**Supplied material**

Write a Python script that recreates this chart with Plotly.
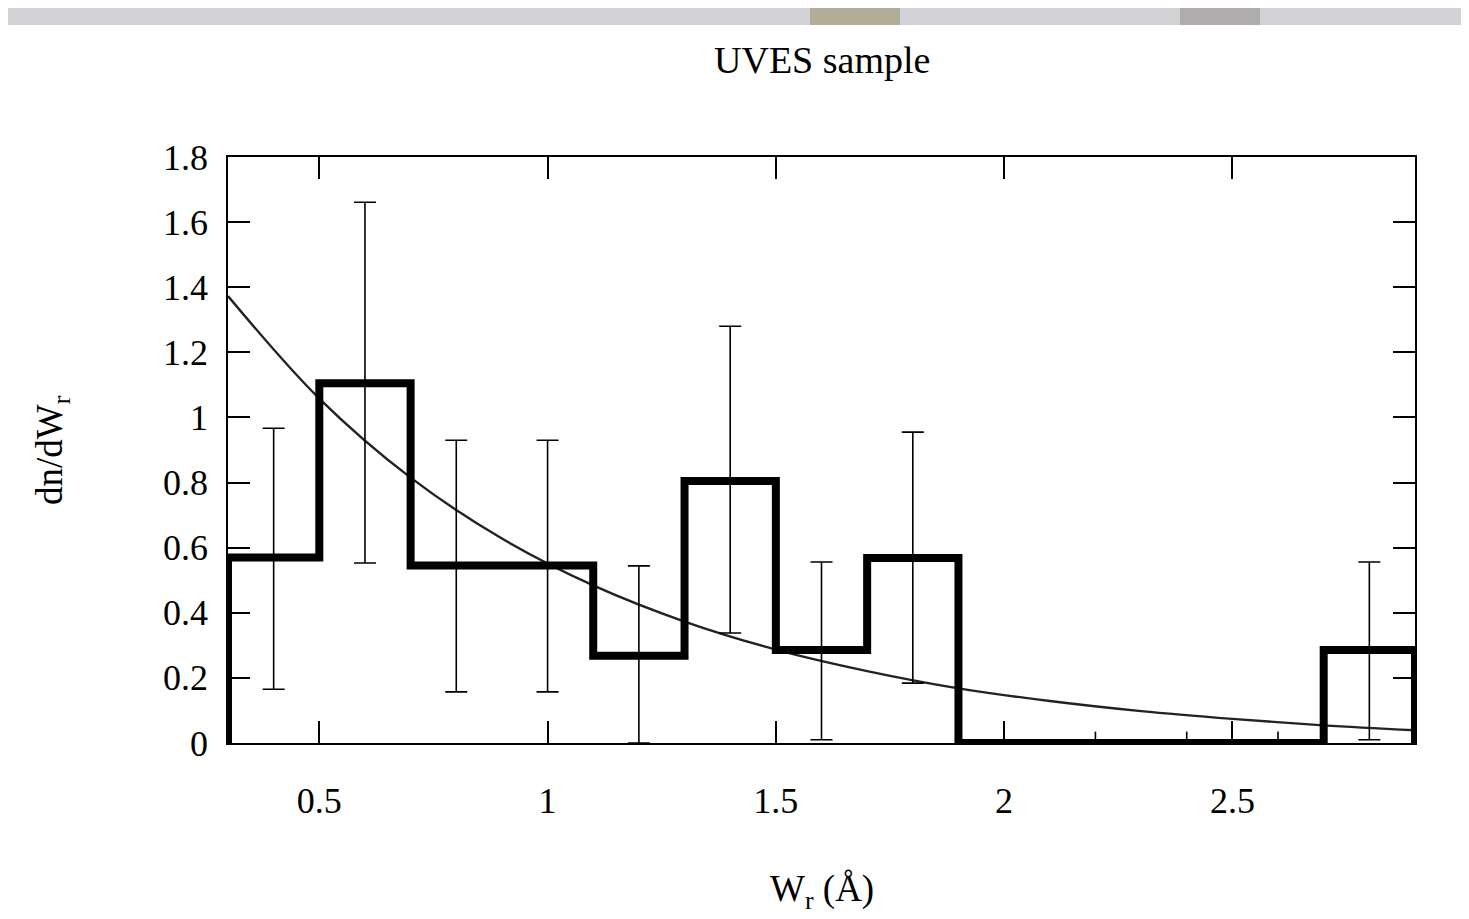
import plotly.graph_objects as go

# ---- data ----
bin_edges = [0.3, 0.5, 0.7, 0.9, 1.1, 1.3, 1.5, 1.7, 1.9, 2.1, 2.3, 2.5, 2.7, 2.9]
bin_values = [0.57, 1.105, 0.545, 0.545, 0.268, 0.805, 0.286, 0.568, 0.0, 0.0, 0.0, 0.0, 0.286]

err_x = [0.4, 0.6, 0.8, 1.0, 1.2, 1.4, 1.6, 1.8, 2.8]
err_mid = [0.57, 1.105, 0.545, 0.545, 0.268, 0.805, 0.286, 0.568, 0.286]
err_low = [0.165, 0.553, 0.157, 0.157, 0.0, 0.338, 0.01, 0.184, 0.01]
err_high = [0.967, 1.661, 0.93, 0.93, 0.544, 1.28, 0.556, 0.955, 0.556]

zero_x = [2.0, 2.2, 2.4, 2.6]
zero_y = [0.0, 0.0, 0.0, 0.0]
zero_err = [0.035, 0.035, 0.035, 0.035]

fit_x = [0.3, 0.5, 0.7, 0.9, 1.1, 1.3, 1.5, 1.7, 1.9, 2.1, 2.3, 2.5, 2.7, 2.9]
fit_y = [1.373, 1.058, 0.815, 0.628, 0.484, 0.373, 0.287, 0.221, 0.168, 0.129, 0.098, 0.074, 0.054, 0.039]

x_ticks = [0.5, 1.0, 1.5, 2.0, 2.5]
x_labels = ["0.5", "1", "1.5", "2", "2.5"]
y_ticks = [0, 0.2, 0.4, 0.6, 0.8, 1.0, 1.2, 1.4, 1.6, 1.8]
y_labels = ["0", "0.2", "0.4", "0.6", "0.8", "1", "1.2", "1.4", "1.6", "1.8"]

FONT = "Liberation Serif"

# figure geometry (page has an 8px body margin)
W, H = 1461, 911
ML, MR, MT, MB = 220, 54, 149, 176
PW, PH = W - ML - MR, H - MT - MB

# step outline of the histogram
hx = [bin_edges[0]] + bin_edges[:-1] + [bin_edges[-1], bin_edges[-1]]
hy = [0.0] + bin_values + [bin_values[-1], 0.0]

fig = go.Figure()

fig.add_trace(go.Scatter(
    x=fit_x, y=fit_y, mode="lines", line=dict(color="#222222", width=2.4, shape="spline", smoothing=1.0),
    hoverinfo="skip", showlegend=False))

fig.add_trace(go.Scatter(
    x=err_x, y=err_mid, mode="markers", marker=dict(size=1, color="rgba(0,0,0,0)"),
    error_y=dict(type="data", symmetric=False,
                 array=[h - m for h, m in zip(err_high, err_mid)],
                 arrayminus=[m - l for m, l in zip(err_mid, err_low)],
                 color="black", thickness=1.6, width=11),
    cliponaxis=False, showlegend=False))

fig.add_trace(go.Scatter(
    x=zero_x, y=zero_y, mode="markers", marker=dict(size=1, color="rgba(0,0,0,0)"),
    error_y=dict(type="data", array=zero_err, color="black", thickness=1.6, width=0),
    cliponaxis=False, showlegend=False))

fig.add_trace(go.Scatter(
    x=hx, y=hy, mode="lines", line=dict(color="black", width=8, shape="hv"),
    cliponaxis=False, showlegend=False))

axis_common = dict(
    showline=True, linecolor="black", linewidth=1.5, mirror="allticks",
    ticks="inside", ticklen=22, tickwidth=1.5, tickcolor="black",
    showgrid=False, zeroline=False,
    tickfont=dict(family=FONT, size=36, color="black"),
)

fig.update_xaxes(range=[0.3, 2.9], tickvals=x_ticks, ticktext=x_labels,
                 ticklabelstandoff=25, **axis_common)
fig.update_yaxes(range=[0, 1.8], tickvals=y_ticks, ticktext=y_labels,
                 ticklabelstandoff=11, **axis_common)

strip_y0 = 1 + (MT - 17) / PH
strip_y1 = 1 + MT / PH

fig.update_layout(
    width=W, height=H,
    margin=dict(l=ML, r=MR, t=MT, b=MB, autoexpand=False),
    paper_bgcolor="white", plot_bgcolor="white",
    font=dict(family=FONT, size=36, color="black"),
    showlegend=False,
    annotations=[
        dict(text="UVES sample", x=0.5, y=1 + 97 / PH, xref="paper", yref="paper",
             showarrow=False, font=dict(family=FONT, size=38, color="black"),
             xanchor="center", yanchor="middle"),
        dict(text="W<sub>r</sub> (Å)", x=0.5, y=-148 / PH, xref="paper", yref="paper",
             showarrow=False, font=dict(family=FONT, size=37, color="black"),
             xanchor="center", yanchor="middle"),
        dict(text="dn/dW<sub>r</sub>", x=-176 / PW, y=0.5, xref="paper", yref="paper",
             showarrow=False, textangle=-90, font=dict(family=FONT, size=37, color="black"),
             xanchor="center", yanchor="middle"),
    ],
    shapes=[
        dict(type="rect", xref="paper", yref="paper", x0=-ML / PW, x1=(W - ML) / PW,
             y0=strip_y0, y1=strip_y1, fillcolor="#d3d2d6", line=dict(width=0), layer="below"),
        dict(type="rect", xref="paper", yref="paper", x0=(802 - ML) / PW, x1=(892 - ML) / PW,
             y0=strip_y0, y1=strip_y1, fillcolor="#b3ad98", line=dict(width=0), layer="below"),
        dict(type="rect", xref="paper", yref="paper", x0=(1172 - ML) / PW, x1=(1252 - ML) / PW,
             y0=strip_y0, y1=strip_y1, fillcolor="#b0acac", line=dict(width=0), layer="below"),
    ],
)

fig.write_html("out.html")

**Task to complete**
Skip the pictures, please, and transcribe only the lines from the beginning of the material through the one that contains "0.0, 0.0, 0.286]".

**Result for this exercise**
Write a Python script that recreates this chart with Plotly.
import plotly.graph_objects as go

# ---- data ----
bin_edges = [0.3, 0.5, 0.7, 0.9, 1.1, 1.3, 1.5, 1.7, 1.9, 2.1, 2.3, 2.5, 2.7, 2.9]
bin_values = [0.57, 1.105, 0.545, 0.545, 0.268, 0.805, 0.286, 0.568, 0.0, 0.0, 0.0, 0.0, 0.286]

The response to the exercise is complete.